Maybe that’s something of a given when the nature of the CPU’s work is taken into consideration. Bravely, Polisse strides into dark territory standing tall as it confronts cases of child molestation, abuse, and abandonment; the sheer variety of transgressions displayed across the course of the film is staggering. Take into account that director Maïwenn– who rather coyly inserts herself into the film as a photographer assigned to document the CPU squad’s daily activity– founded the cases depicted here on real-life incidents and the effect intensifies tenfold. The results are unflinchingly harrowing, and we may find ourselves wondering how the CPU’s officers can withstand the relentless parade of horrors their vocation forces them to confront every single day of their working lives.

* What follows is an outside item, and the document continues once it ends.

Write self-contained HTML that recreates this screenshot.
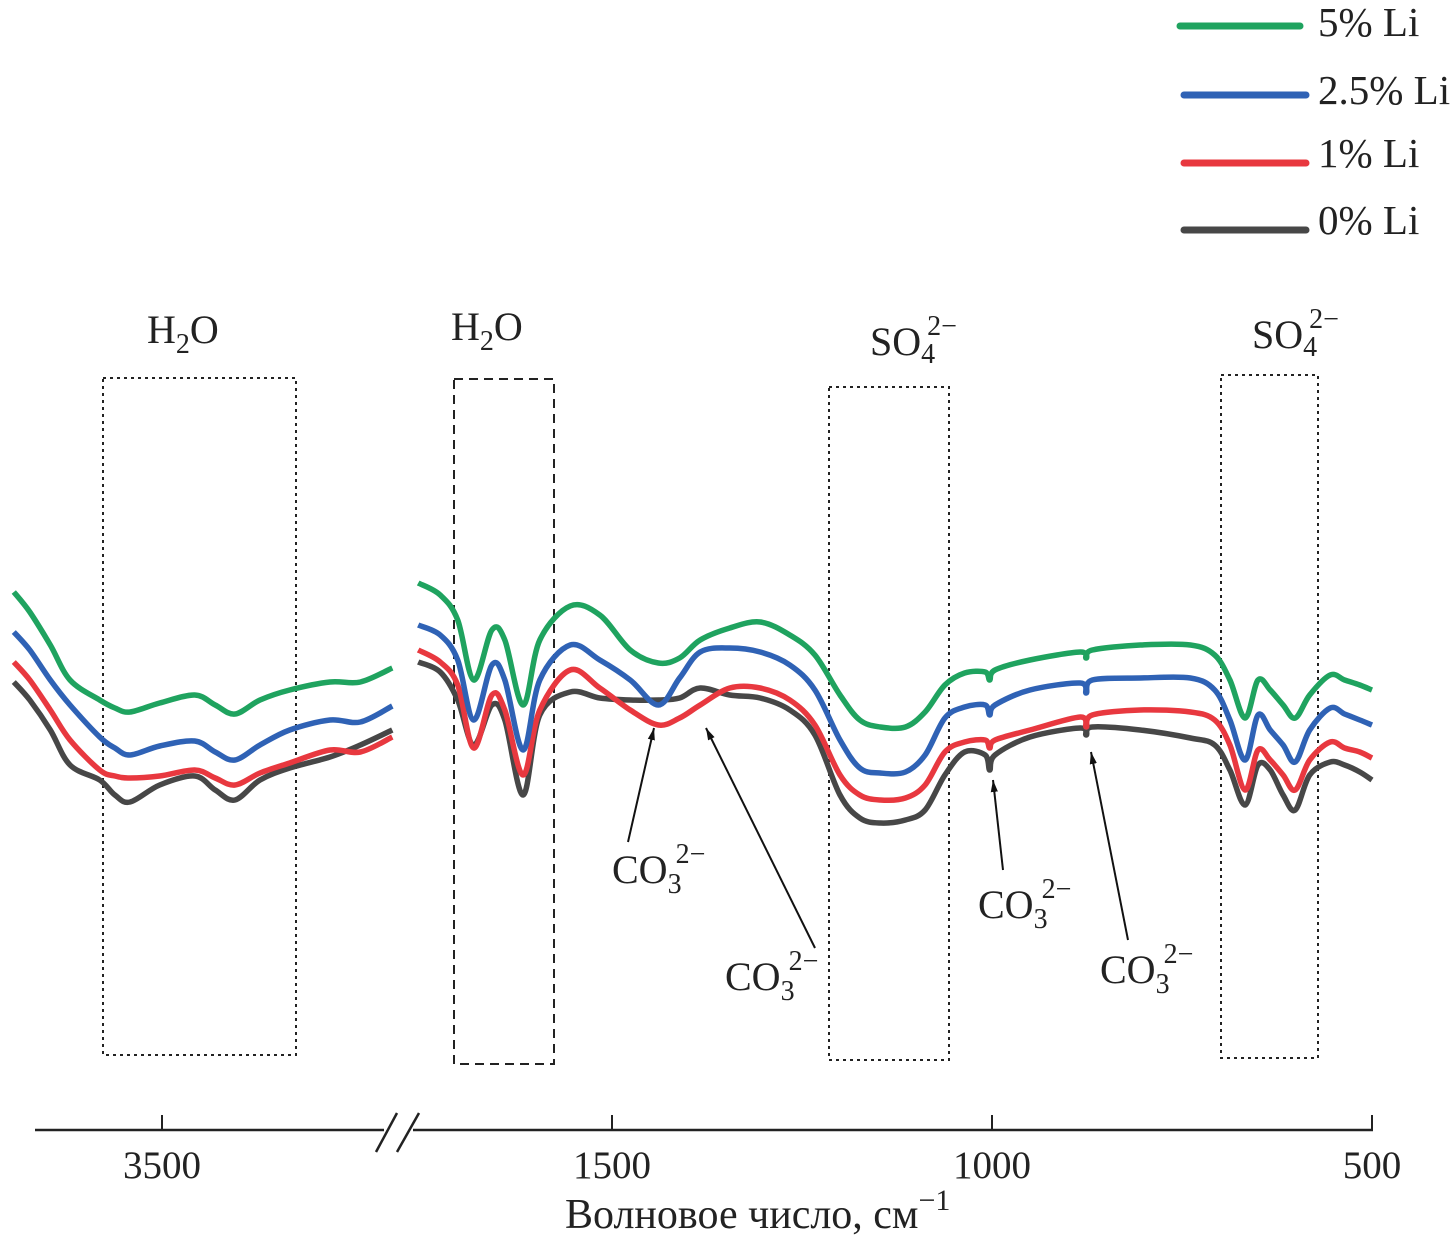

The short answer is “any way they can”, but the truth is that no amount of distraction fully liberates them from the burdens they carry on their shoulders. Try as they might to lose themselves in sex, alcohol, or the security of their own families (which more often than not proves to be illusory), finding reprieve from the grotesque and the tragic proves to be nearly impossible– particularly for those with children, such as Fred (Joeystarr) and Nadine (Karin Viard), or who wish to have them, like Iris (Marina Foïs). If the CPU members have only one reliable source for coping, it’s each other; after all, who can understand the stress of their work better than their fellow officers and partners? (Certainly not their spouses.)
So, ultimately, Polisse concerns itself with developing and tending camaraderie among its impressive and sizable cast. The best police stories often fixate on the officers themselves, giving them room to grow and change instead of constraining emphasis to only the criminal activities they combat; Polisse is no exception. In fact, the cases the CPU handles here are very much treated as being secondary to the characters themselves. We’re only provided with the basics of each, and we never see the full outcome of any of them. Instead, we see rather explicitly how they impact the CPU team, whether the effects are subtle or more overt. Sometimes, the characters react to the aftermath of a case quietly; others, they wear their emotions very much on their sleeves.

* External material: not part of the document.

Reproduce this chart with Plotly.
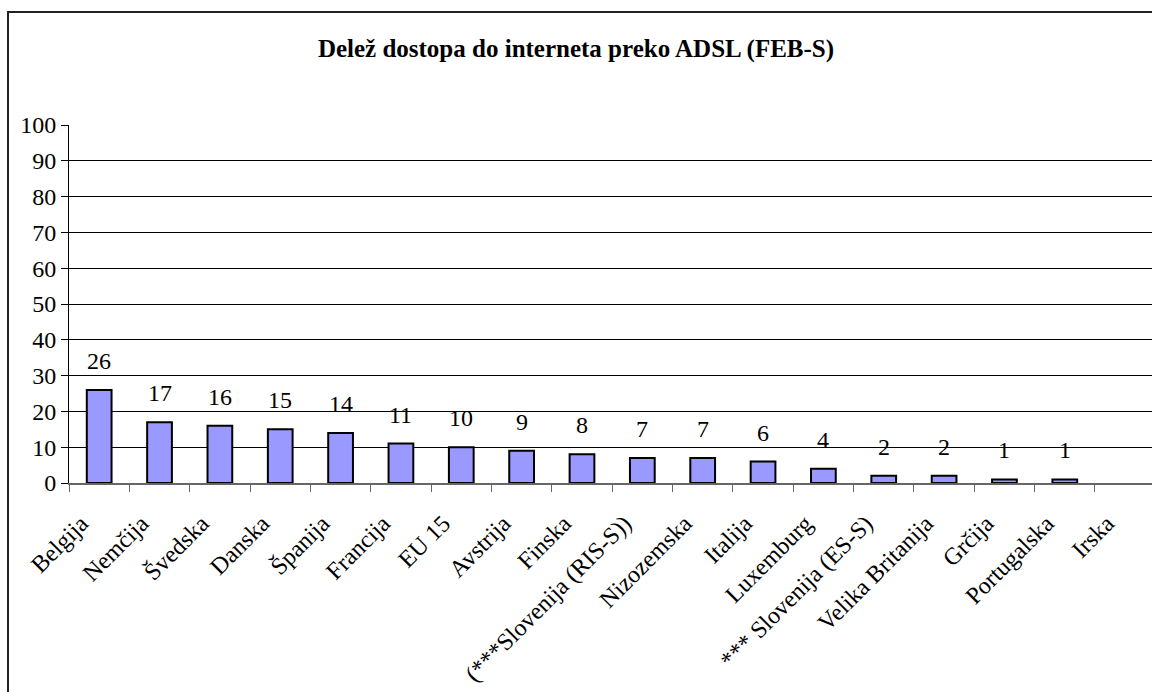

With no linear plot driving Polisse forward, the film becomes entirely reliant on performance to meaningfully tie every scene together. Happily, Maïwenn’s gathered a cast of actors and actresses more than up to the challenge of imbuing Polisse with that essential sense of continuity; notable among them are Joeystarr and Viard, but Maïwenn’s troupe is so large and varied that everyone can walk away with their own assortment of favorites. By the time the credits start rolling, we’ve learned more about Fred, Nadine, Iris, and Melissa (Maïwenn’s aforementioned mousy photographer) than we do about their actual investigations– the lives they lead outside of the job, their relationships, their families, their fears. We’ve observed the circumference of their personalities. And that helps us to put the rest of the film into perspective.
What sort of person chooses to expose themselves to the images and scenarios the men and women of the CPU face day to day? They’re mothers and fathers, husbands and wives, people just trying to get through the week like anyone else. They have their own problems, and their real task is balancing out their personal issues with their work. I don’t want to reduce Polisse‘s intent to something that sounds so banal on paper– I assure you that thematic thrust works beautifully in the theater– but invariably the film wants us to see the people of this police unit precisely as people.
One might even perceive the film as being obsessed with media portrayals of law enforcement– Melissa’s presence, at first relegated to taking discrete snapshots which aggravate some of the CPU members, speaks to this idea directly. How will civilians respect the police when the media Melissa represents contents itself with shooting photos of officers picking up take-out or sitting at a desk? Polisse contends, directly and organically through its characters, that the essence of the job is far too complex to be properly conveyed merely through photojournalism, and it may have a point; if so, can we only rely on the fictional, based-on-real-life yarns woven by talents such as Maïwenn for honest, unbiased, fearless portrayals of the police?
Whether or not she means to launch that particular argument, though, may be besides the point. Polisse, taken at face value, presents a meticulous, sprawling vision of the Parisian CPU’s activities, conceived and crafted with the utmost candor and daring. Maybe that’s the only takeaway that matters; the film stares into some truly ugly corners of the soul without flinching, and through wrenching moments of heartbreak, grief, and outrage, maintains its own sense of humanity and even reaches soaring crescendos of genuine sweetness, joy, and surprisingly even laughter. With Polisse, Maïwenn– a fly on the wall in her own film– puts us squarely in the midst of every joke, every tear, every outpouring of anger and discontent; the experience is breathtaking, kinetic, and wholly unforgettable.